WTF, this isn't a site that permanently closes threads. Whether someone posts today or three years from now, it goes to the top of the list and people subscribed to the thread still are notified of new posts. Would you prefer people start new threads on existing topics? That would be pointless. I mean WTF is your problem? Seriously. Just ignore it or unsubscribe from the thread if you just can't stand it. Problem solved.
Rating: 5 Votes
55 months ago

There is no practical reason to drop Rosetta, it's tiny,


Rosetta is anything but Tiny. It requires shipping all the system frameworks as fat binaries built for both Intel and PPC architecture. It requires tons of Q&A to make sure all those frameworks don't break on PowerPC, close to 5 years after Apple dropped the architecture.

There is a big practical reason to drop Rosetta : Drop all the PPC code, thus making Lion fit inside the 4GB download. Drop all the Q&A of PPC code in the frameworks, thus easing the process and requiring less ressources.

As all transitional technologies, it was bound to happen.

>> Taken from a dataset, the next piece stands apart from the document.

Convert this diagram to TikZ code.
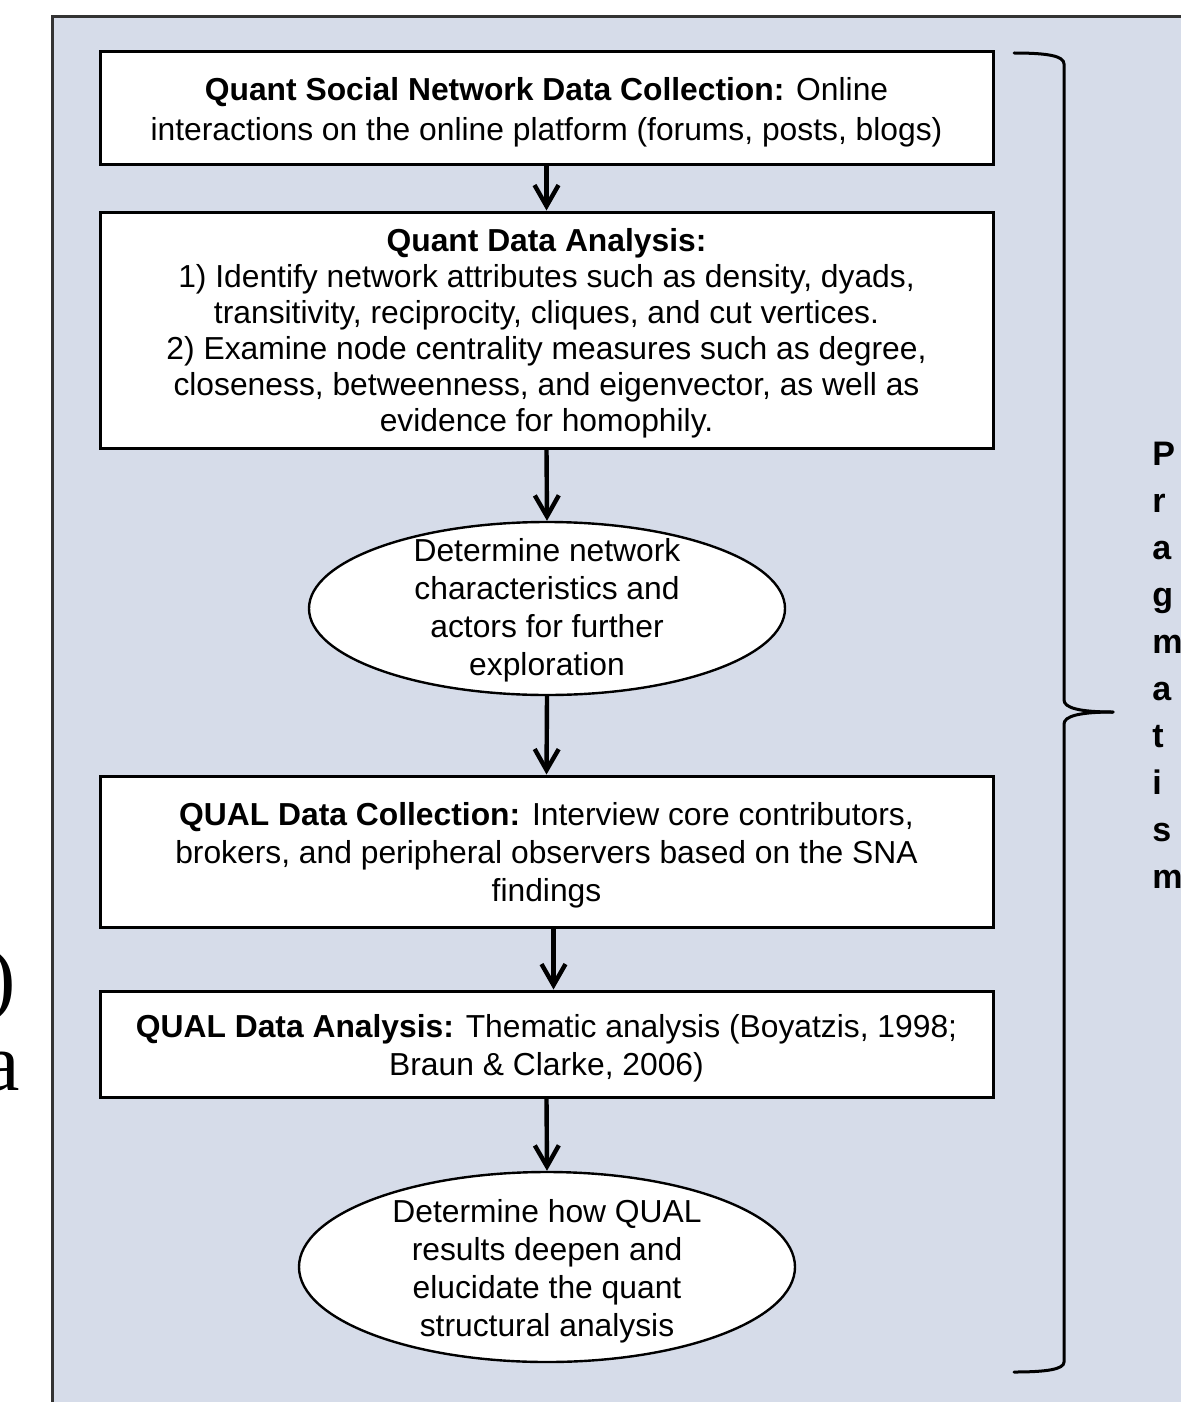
\documentclass[tikz,border=0pt]{standalone}
\usepackage{fontspec}
\setmainfont{Liberation Sans}
\newfontfamily\lserif{Liberation Serif}
\usetikzlibrary{shapes.geometric, arrows.meta}
\definecolor{panel}{RGB}{214,220,233}
\newcommand\ovaltext[2][-5.5pt]{\smash{\raisebox{#1}{\makebox[0pt]{\begin{tabular}{@{}c@{}}#2\end{tabular}}}}}
\newcommand\boxtext[1]{\smash{\raisebox{-6.7pt}{\makebox[0pt]{\begin{tabular}{@{}c@{}}#1\end{tabular}}}}}
\tikzset{
  stepbox/.style={draw=black, line width=1.5pt, fill=white, minimum width=446.5pt,
    inner sep=0pt, font=\fontsize{15.9}{19}\selectfont},
  oval/.style={ellipse, draw=black, line width=1.2pt, fill=white, inner sep=0pt,
    font=\fontsize{15.9}{19}\selectfont},
  flow/.style={line width=2.2pt, -{Straight Barb[length=10.5pt,width=12pt]}},
  bracepath/.style={line width=1.5pt, line cap=round},
}
\begin{document}
\begin{tikzpicture}[x=0.5pt,y=-0.5pt]
\useasboundingbox (0,0) rectangle (1180,1402);
% panel
\draw[draw=black!80, line width=1.5pt, fill=panel] (52,17) rectangle (1200,1420);
% left cut-off serif text
\node[anchor=base east, inner sep=0pt, font=\lserif\fontsize{41}{41}\selectfont] (lp) at (16,1005) {)};
\node[anchor=base east, inner sep=0pt, font=\lserif\fontsize{41}{41}\selectfont] (la) at (20,1090) {a};
% boxes
\node[stepbox, minimum height=56pt, font=\fontsize{15.9}{20}\selectfont] (b1) at (546.5,108)
  {\boxtext{\textbf{Quant Social Network Data Collection:} Online\\interactions on the online platform (forums, posts, blogs)}};
\node[stepbox, minimum height=118pt, font=\fontsize{15.9}{18}\selectfont] (b2) at (546.5,330)
  {\boxtext{\textbf{Quant Data Analysis:}\\1) Identify network attributes such as density, dyads,\\transitivity, reciprocity, cliques, and cut vertices.\\2) Examine node centrality measures such as degree,\\closeness, betweenness, and eigenvector, as well as\\evidence for homophily.}};
\node[oval, minimum width=238pt, minimum height=86.5pt] (e1) at (547,608.5)
  {\ovaltext{Determine network\\characteristics and\\actors for further\\exploration}};
\node[stepbox, minimum height=75.5pt] (b3) at (546.5,851.5)
  {\boxtext{\textbf{QUAL Data Collection:} Interview core contributors,\\brokers, and peripheral observers based on the SNA\\findings}};
\node[stepbox, minimum height=53pt] (b4) at (546.5,1044)
  {\boxtext{\textbf{QUAL Data Analysis:} Thematic analysis (Boyatzis, 1998;\\Braun \& Clarke, 2006)}};
\node[oval, minimum width=248pt, minimum height=95pt] (e2) at (547,1267)
  {\ovaltext[-7pt]{Determine how QUAL\\results deepen and\\elucidate the quant\\structural analysis}};
% connectors
\draw[flow] (b1.south) -- (b2.north);
\draw[flow] (b2.south) -- (e1.north);
\draw[flow] (e1.south) -- (b3.north);
\draw[flow] ([xshift=3.5pt]b3.south) -- ([xshift=3.5pt]b4.north);
\draw[flow] (b4.south) -- (e2.north);
% brace
\draw[bracepath] (1014,53) .. controls (1048,53) and (1064,56) .. (1064,64) -- (1064,700)
  .. controls (1064,708) and (1080,712) .. (1113,712);
\draw[bracepath] (1113,712) .. controls (1080,712) and (1064,716) .. (1064,724) -- (1064,1362)
  .. controls (1064,1369) and (1048,1372) .. (1014,1372);
% vertical label
\node[anchor=north west, inner sep=0pt, align=left, font=\bfseries\fontsize{17}{23.5}\selectfont] (prag) at (1152,442)
  {P\\r\\a\\g\\m\\a\\t\\i\\s\\m};
\end{tikzpicture}
\end{document}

The good thing for everyone needed PPC apps : Snow Leopard will still work after Lion ship, just like Leopard still works now and just like you can run any old software and OS out there.

And since new Macs will ship with Lion soon, these people will then actually _not_ buy new hardware.


Sure they will, if the PPC software is so irreplaceable, they'll just keep the old hardware around. However, I doubt the software is irreplaceable really, it's more that people are used to how it works and refuse to change. Let's face it, Intuit is in the wrong here for not providing a true Quicken version, just use some other budgeting software, it's a dime a dozen.

Tons of my games only work on DOS or Win 9x. I have the original floppies and CDs lying around, basically useless to me unless I install one of those old OSes (except for DOSbox, god I love DOSbox).


IIRC installing Rosetta in Snow Leopard only adds ~100MB.

It was the most elegant way to use software designed for a different processor architecture and so understandably people are pissed off it's not going to work in Lion.

I suggest emailing Apple/Jobs rather than just mouthing off here. You never know, they might listen!